Des mouvements sociaux, oui ! On l’a vu ces dernières semaines, de nombreux mouvements qui n’avaient jamais appelé à voter pour un parti ont franchi le pas ! Ce soutien, notamment au sein des grands pays de l’UE, peut être très important. Si de grands syndicats allemands comme DGB ou Verdi soutenaient ouvertement Syriza et disaient au gouvernement SPD-CDU ‘bas les pattes de la Grèce’, ça pourrait peser. Au niveau des Etats, hors de l’UE, on peut aussi imaginer que des gouvernements soutiennent la Grèce dans une optique opportuniste, je pense notamment à la Russie. Si elle venait à prêter quelques milliards à des taux très bas sans poser de conditions, cela pourrait aider la Grèce. Bien sûr, je préférerais que ce soient d’autres gouvernements. Il y a dix ans, Hugo Chávez en aurait certainement pris l’initiative. Mais aujourd’hui le Venezuela n’en a plus la capacité financière.
"Tout ça pour réguler un peu le capitalisme ?!"
Une question agite beaucoup les économistes : la rupture préconisée par Syriza est-elle possible ou non sans sortir de l’euro ? Qu’en pensez-vous ?
Eh bien, on va voir ! Syriza a une très bonne formule : ‘aucun sacrifice pour l’euro’, car ça n’en vaut pas la peine. Syriza ne prendra l’initiative de quitter la zone euro que contraint, car la majorité des Grecs demeure attachée à la monnaie unique. De plus, une sortie n’aurait d’intérêt qu’en cas de nationalisation des banques et de contrôle strict des mouvements de capitaux, ce qui explique des réticences dans l’aile la moins radicale de Syriza. Plus généralement, une telle décision augmenterait le niveau de conflictualité avec l’Europe.
L’intérêt, pour le gouvernement, serait de pouvoir s’endetter dans une nouvelle monnaie nationale auprès de sa Banque nationale.

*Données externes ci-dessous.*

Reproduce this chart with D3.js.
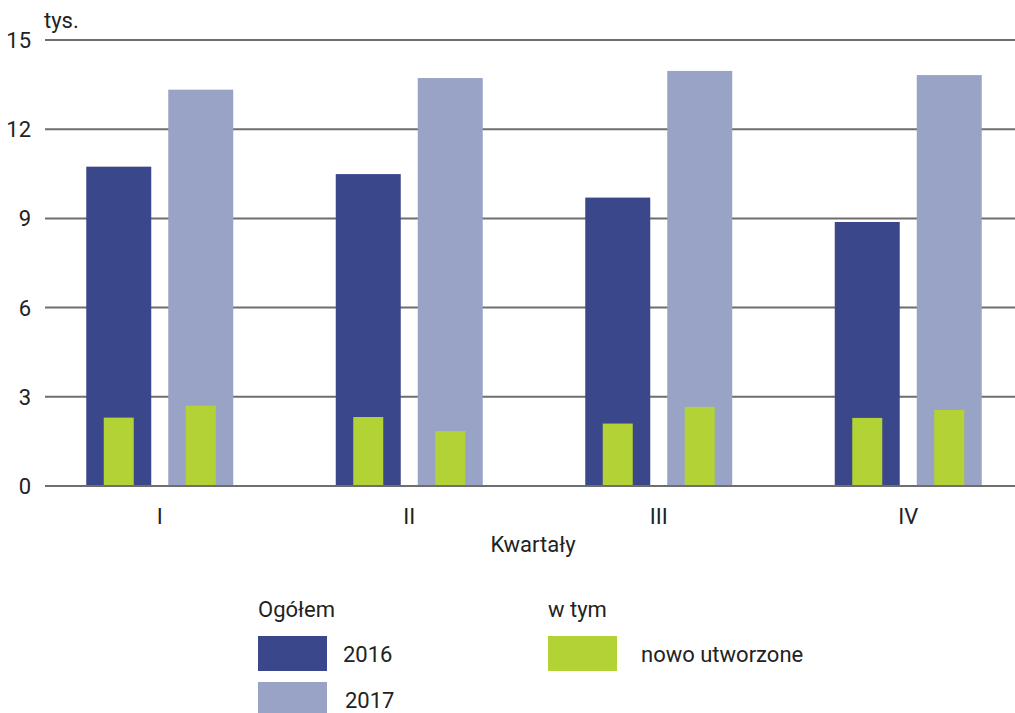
<!DOCTYPE html>
<html><head><meta charset="utf-8">
<script src="https://cdn.jsdelivr.net/npm/d3@7"></script>
<style>body{margin:0;background:#fff}text{font-family:Roboto,"Open Sans",sans-serif;fill:#222}</style>
</head><body><svg id="c" width="1015" height="713"></svg>
<script>
const categories = ["I","II","III","IV"];
const total2016 = [10.74, 10.49, 9.70, 8.88];
const total2017 = [13.33, 13.72, 13.96, 13.82];
const new2016 = [2.30, 2.32, 2.10, 2.29];
const new2017 = [2.70, 1.85, 2.66, 2.56];
const yTicks = [0,3,6,9,12,15];
const colors = {d2016:"#3a478a", d2017:"#98a3c5", nowe:"#b2d235"};

const svg = d3.select("#c");
const y = d3.scaleLinear().domain([0,15]).range([486,40]);
const x = d3.scaleBand().domain(categories).range([35,1033]);
const fs = 22;

// gridlines
svg.append("g").selectAll("line").data(yTicks).join("line")
  .attr("x1",45).attr("x2",1015).attr("y1",d=>y(d)).attr("y2",d=>y(d))
  .attr("stroke","#6e6e6e").attr("stroke-width",2);
// y labels
svg.append("g").selectAll("text").data(yTicks).join("text")
  .attr("x",31).attr("y",d=>y(d)).attr("dy","0.36em").attr("text-anchor","end")
  .style("font-size",fs+"px").text(d=>d);
svg.append("text").attr("x",44).attr("y",28).style("font-size",fs+"px").text("tys.");

const barW = 65, gap = 17, greenW = 30;
function bars(vals, offset, w, color){
  svg.append("g").selectAll("rect").data(vals).join("rect")
    .attr("x",(d,i)=>x(categories[i])+x.bandwidth()/2+offset-w/2)
    .attr("width",w)
    .attr("y",d=>y(d)).attr("height",d=>y(0)-y(d))
    .attr("fill",color);
}
const off = gap/2+barW/2;
bars(total2016,-off,barW,colors.d2016);
bars(total2017,off,barW,colors.d2017);
bars(new2016,-off,greenW,colors.nowe);
bars(new2017,off,greenW,colors.nowe);

// baseline on top
svg.append("line").attr("x1",45).attr("x2",1015).attr("y1",y(0)).attr("y2",y(0))
  .attr("stroke","#6e6e6e").attr("stroke-width",2);

// category labels
svg.append("g").selectAll("text").data(categories).join("text")
  .attr("x",d=>x(d)+x.bandwidth()/2).attr("y",524).attr("text-anchor","middle")
  .style("font-size",fs+"px").text(d=>d);
svg.append("text").attr("x",533).attr("y",552).attr("text-anchor","middle")
  .style("font-size",fs+"px").text("Kwartały");

// legend
svg.append("text").attr("x",258).attr("y",617).style("font-size",fs+"px").text("Ogółem");
svg.append("text").attr("x",548).attr("y",617).style("font-size",fs+"px").text("w tym");
const leg = [
  {x:258,y:636,c:colors.d2016,t:"2016",tx:343},
  {x:258,y:682,c:colors.d2017,t:"2017",tx:345},
  {x:548,y:636,c:colors.nowe,t:"nowo utworzone",tx:641}
];
leg.forEach(l=>{
  svg.append("rect").attr("x",l.x).attr("y",l.y).attr("width",69).attr("height",35).attr("fill",l.c);
  svg.append("text").attr("x",l.tx).attr("y",l.y+18).attr("dy","0.36em").style("font-size",fs+"px").text(l.t);
});
</script></body></html>
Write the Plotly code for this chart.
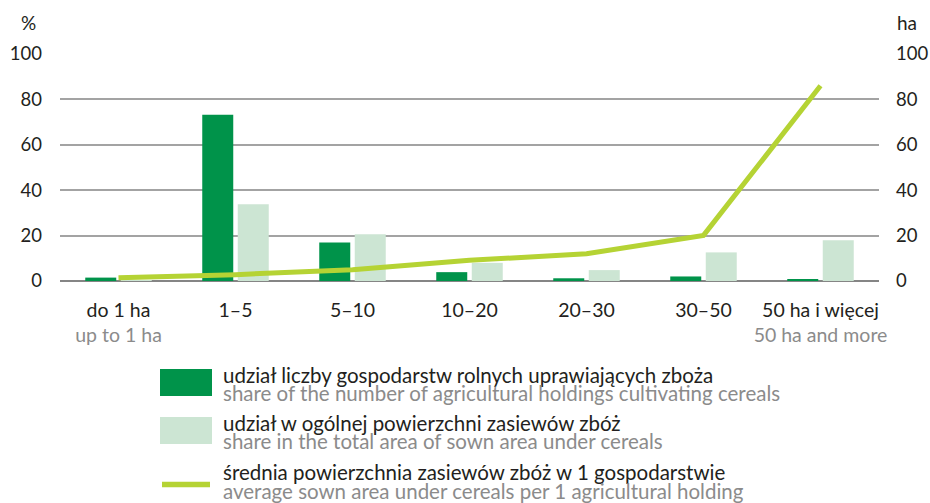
import plotly.graph_objects as go

# ---- data ----
categories_pl = ["do 1 ha", "1–5", "5–10", "10–20", "20–30", "30–50", "50 ha i więcej"]
categories_en = ["up to 1 ha", "", "", "", "", "", "50 ha and more"]
share_holdings = [1.5, 73.2, 17.0, 3.9, 1.2, 2.0, 0.8]      # % (left axis)
share_area = [0.2, 33.8, 20.6, 8.0, 4.8, 12.6, 17.9]        # % (left axis)
avg_area = [1.4, 2.8, 5.0, 9.1, 12.0, 20.1, 86.0]           # ha (right axis)
y_ticks = [0, 20, 40, 60, 80, 100]

legend_pl = ["udział liczby gospodarstw rolnych uprawiających zboża",
             "udział w ogólnej powierzchni zasiewów zbóż",
             "średnia powierzchnia zasiewów zbóż w 1 gospodarstwie"]
legend_en = ["share of the number of agricultural holdings cultivating cereals",
             "share in the total area of sown area under cereals",
             "average sown area under cereals per 1 agricultural holding"]

DARK = "#00934a"
LIGHT = "#cce5d3"
LINE = "#b5d334"
TXT = "#231f20"
GRAY_TXT = "#8b8b8b"
FONT = "Lato"

W, H = 930, 503
# plot area in window pixels: x 60..879, y 54..281
ML, MR, MT, MB = 60, 930 - 879, 54, 503 - 281
PW, PH = W - ML - MR, H - MT - MB


def px(x):
    """window pixel x -> paper x"""
    return (x - ML) / PW


def py(y):
    """window pixel y -> paper y"""
    return (MT + PH - y) / PH


ticktext = []
for pl, en in zip(categories_pl, categories_en):
    t = pl
    if en:
        t += f"<br><span style='color:{GRAY_TXT}'>{en}</span>"
    ticktext.append(t)

fig = go.Figure()
fig.add_trace(go.Bar(x=categories_pl, y=share_holdings, marker=dict(color=DARK, line=dict(width=0)),
                     name=legend_pl[0], yaxis="y"))
fig.add_trace(go.Bar(x=categories_pl, y=share_area, marker=dict(color=LIGHT, line=dict(width=0)),
                     name=legend_pl[1], yaxis="y"))
fig.add_trace(go.Scatter(x=categories_pl, y=avg_area, mode="lines", line=dict(color=LINE, width=5),
                         name=legend_pl[2], yaxis="y2"))

fig.update_layout(
    width=W, height=H,
    margin=dict(l=ML, r=MR, t=MT, b=MB, pad=0, autoexpand=False),
    paper_bgcolor="white", plot_bgcolor="white",
    showlegend=False,
    barmode="group", bargap=0.393, bargroupgap=0.127,
    font=dict(family=FONT, color=TXT),
    xaxis=dict(type="category", tickmode="array", tickvals=categories_pl, ticktext=ticktext,
               tickfont=dict(size=19.5, color=TXT), showgrid=False, showline=False, ticks="",
               ticklabelstandoff=15, range=[-0.5, 6.5]),
    yaxis=dict(range=[0, 100], tickvals=y_ticks, tickfont=dict(size=18.5, color=TXT),
               showgrid=True, gridcolor="#a3a3a3", gridwidth=1.5,
               zeroline=True, zerolinecolor="#858585", zerolinewidth=2,
               showline=False, ticks="", ticklabelstandoff=17),
    yaxis2=dict(range=[0, 100], tickvals=y_ticks, tickfont=dict(size=18.5, color=TXT),
                overlaying="y", side="right", showgrid=False, zeroline=False,
                showline=False, ticks="", ticklabelstandoff=16),
)

# axis unit labels
fig.add_annotation(x=px(28), y=py(22), xref="paper", yref="paper", text="%", showarrow=False,
                   font=dict(size=19, color=TXT), xanchor="center", yanchor="middle")
fig.add_annotation(x=px(907), y=py(22), xref="paper", yref="paper", text="ha", showarrow=False,
                   font=dict(size=19, color=TXT), xanchor="center", yanchor="middle")

# custom legend
fig.add_shape(type="rect", xref="paper", yref="paper", x0=px(160), x1=px(212), y0=py(369), y1=py(396),
              fillcolor=DARK, line=dict(width=0))
fig.add_shape(type="rect", xref="paper", yref="paper", x0=px(160), x1=px(212), y0=py(417), y1=py(444),
              fillcolor=LIGHT, line=dict(width=0))
fig.add_shape(type="line", xref="paper", yref="paper", x0=px(162), x1=px(210), y0=py(484.5), y1=py(484.5),
              line=dict(color=LINE, width=5.5))

text_y = [(375, 393), (423, 441), (472, 491)]
for (ya, yb), pl, en in zip(text_y, legend_pl, legend_en):
    fig.add_annotation(x=px(221), y=py(ya), xref="paper", yref="paper", text=pl, showarrow=False,
                       font=dict(size=20.5, color=TXT), xanchor="left", yanchor="middle")
    fig.add_annotation(x=px(221), y=py(yb), xref="paper", yref="paper", text=en, showarrow=False,
                       font=dict(size=20.5, color=GRAY_TXT), xanchor="left", yanchor="middle")

fig.write_html("out.html", config={"displayModeBar": False},
               post_script="document.body.style.margin='0';document.body.style.overflow='hidden';")
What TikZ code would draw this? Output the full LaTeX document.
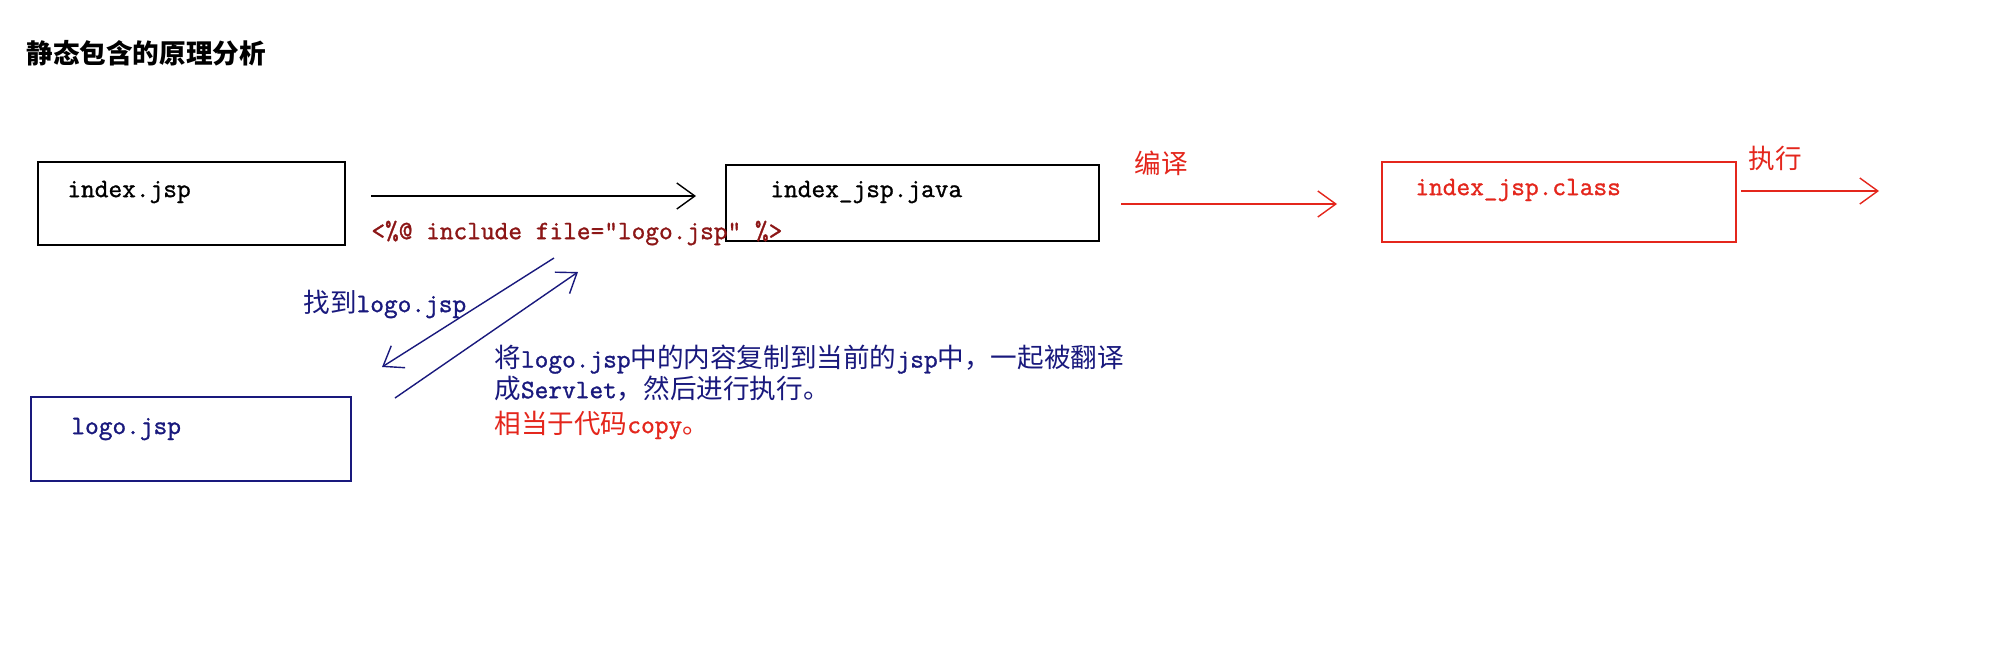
\documentclass[tikz,border=0pt]{standalone}
\usepackage{fontspec}
\newfontfamily\cjk{Noto Sans CJK SC}
\setmonofont[FakeBold=1.2]{Latin Modern Mono}
\usetikzlibrary{arrows.meta}
\definecolor{navy}{RGB}{25,25,125}
\definecolor{jred}{RGB}{228,38,28}
\definecolor{dred}{RGB}{140,22,22}
\newcommand\zh[1]{{\cjk #1}}
\tikzset{
  box/.style={draw, line width=0.9pt, rectangle, inner sep=0pt, anchor=north west},
  txt/.style={anchor=west, inner sep=0pt, font=\ttfamily\fontsize{13.3}{12}\selectfont},
  arr/.style={line width=0.7pt, -{Straight Barb[length=9pt,width=13pt,line width=0.7pt]}},
}
\begin{document}
\begin{tikzpicture}[x=0.5pt,y=-0.5pt]
\useasboundingbox[fill=white] (0,0) rectangle (2003,666);
% title
\node[anchor=west, inner sep=0pt, font=\cjk\bfseries\fontsize{13.3}{16}\selectfont] (title) at (26,53) {静态包含的原理分析};
% boxes
\node[box, minimum width=153.5pt, minimum height=41.5pt] (idx) at (37,161) {};
\node[box, minimum width=186.5pt, minimum height=38pt] (java) at (725,164) {};
\node[box, draw=jred, minimum width=177pt, minimum height=40pt] (cls) at (1381,161) {};
\node[box, draw=navy, minimum width=160pt, minimum height=42pt] (logo) at (30,396) {};
% box texts
\node[txt] (idxt) at (67,192) {index.jsp};
\node[txt] (javat) at (770,192) {index\_jsp.java};
\node[txt, text=jred] (clst) at (1415,190) {index\_jsp.class};
\node[txt, text=navy] (logot) at (71,429) {logo.jsp};
% labels
\node[txt, text=dred] (inc) at (371,233) {<\%@ include file="logo.jsp" \%>};
\node[txt, text=jred] (bianyi) at (1134,163) {\zh{编译}};
\node[txt, text=jred] (zhixing) at (1748,158) {\zh{执行}};
\node[txt, text=navy] (find) at (303,304) {\zh{找到}logo.jsp};
\node[txt, text=navy, align=left] (copy) at (494,373) {\zh{将}logo.jsp\zh{中的内容复制到当前的}jsp\zh{中，一起被翻译}\\\zh{成}Servlet\zh{，然后进行执行。}};
\node[txt, text=jred] (same) at (494,425) {\zh{相当于代码}copy\zh{。}};
% arrow endpoints
\coordinate (a1s) at (371,196);
\coordinate (a1e) at (696,196);
\coordinate (r1s) at (1121,204);
\coordinate (r1e) at (1337,204);
\coordinate (r2s) at (1741,191);
\coordinate (r2e) at (1879,191);
\coordinate (dAs) at (554,258);
\coordinate (dAe) at (382,367);
\coordinate (dBs) at (395,398);
\coordinate (dBe) at (578,272);
% arrows
\draw[arr] (a1s) -- (a1e);
\draw[arr, jred] (r1s) -- (r1e);
\draw[arr, jred] (r2s) -- (r2e);
\draw[arr, navy] (dAs) -- (dAe);
\draw[arr, navy] (dBs) -- (dBe);
\end{tikzpicture}
\end{document}
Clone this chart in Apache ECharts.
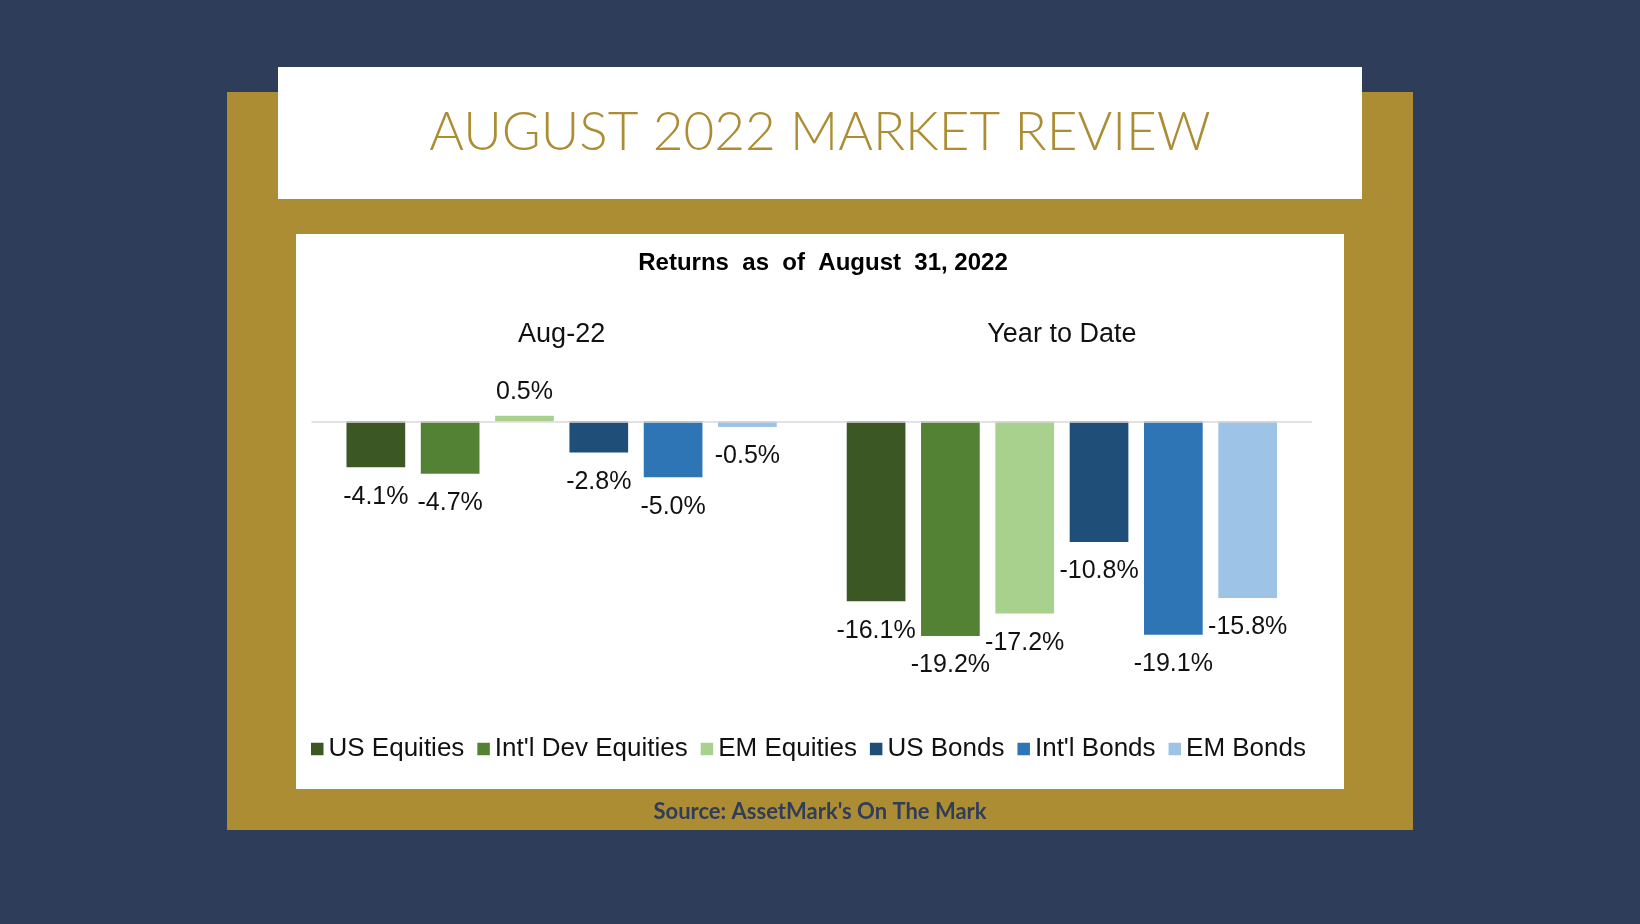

A condition bien sûr que la population garde confiance dans ce « nouveau drachme ». On pourrait aussi imaginer une réforme monétaire redistributrice, avec un taux de change différencié selon le volume de la transaction, afin de favoriser les moins riches. Cela a déjà été fait, par exemple en Belgique au sortir de la Seconde Guerre mondiale, et permet aussi de lutter contre l’inflation.
En revanche, une dévaluation pour rendre les exportations grecques plus attractives serait risquée pour le pouvoir d’achat des Grecs. Et ce serait rester dans la même logique de compétitivité.
Les pays de la zone euro n’ont, eux, aucun intérêt à expulser la Grèce ?
Non, si ce n’est peut-être comme une punition politique. Pour montrer ce qu’il en coûte de se révolter… Mais il n’existe aucun mécanisme légal pour le faire !
Dans le contexte actuel, les mesures du gouvernement de Syriza sont courageuses, mais elles consistent quand même principalement à des retours à une situation antérieure pas vraiment très progressiste. Il y a aussi cet appel à un New Deal européen.
Quel est, au fond, le projet politique de Syriza ?
Franchement, je me pose la même question. Mais le calendrier est tel, qu’on va le savoir dès les prochains moins. Jusqu’à présent, l’option était de revenir à un peu d’Etat social. On est encore loin de revenir à la situation précédente ! Au-delà de Syriza, ma préoccupation est que la gauche radicale européenne n’envisage plus une alternative de pouvoir hors du cadre d’un capitalisme réglementé. Certes, le rapport de force n’est pas bon et la restauration de droits sociaux est déjà une avancée. Mais il y a eu tant de sacrifice ! Le capitalisme a montré si clairement là où il nous menait, qu’il y a de quoi donner une chance à un projet émancipateur ou socialiste, appelons-le comme on veut, du moment qu’il mette fin à l’injustice sociale et que la population participe directement aux choix politiques et économiques de la société. Je trouverais regrettable que toutes ces souffrances, tous ces efforts ne débouchent que sur du capitalisme un peu régulé. Evidemment, il faut mener ces transformations avec l’accord de la population, à son rythme. Syriza a été élu pour remettre un peu de justice sociale, pas sur un programme d’émancipation. Mais pour entrainer la population, il faut pouvoir lui présenter un projet, une perspective. Et en ce domaine, il y a un vrai déficit de réflexion et d’élaboration.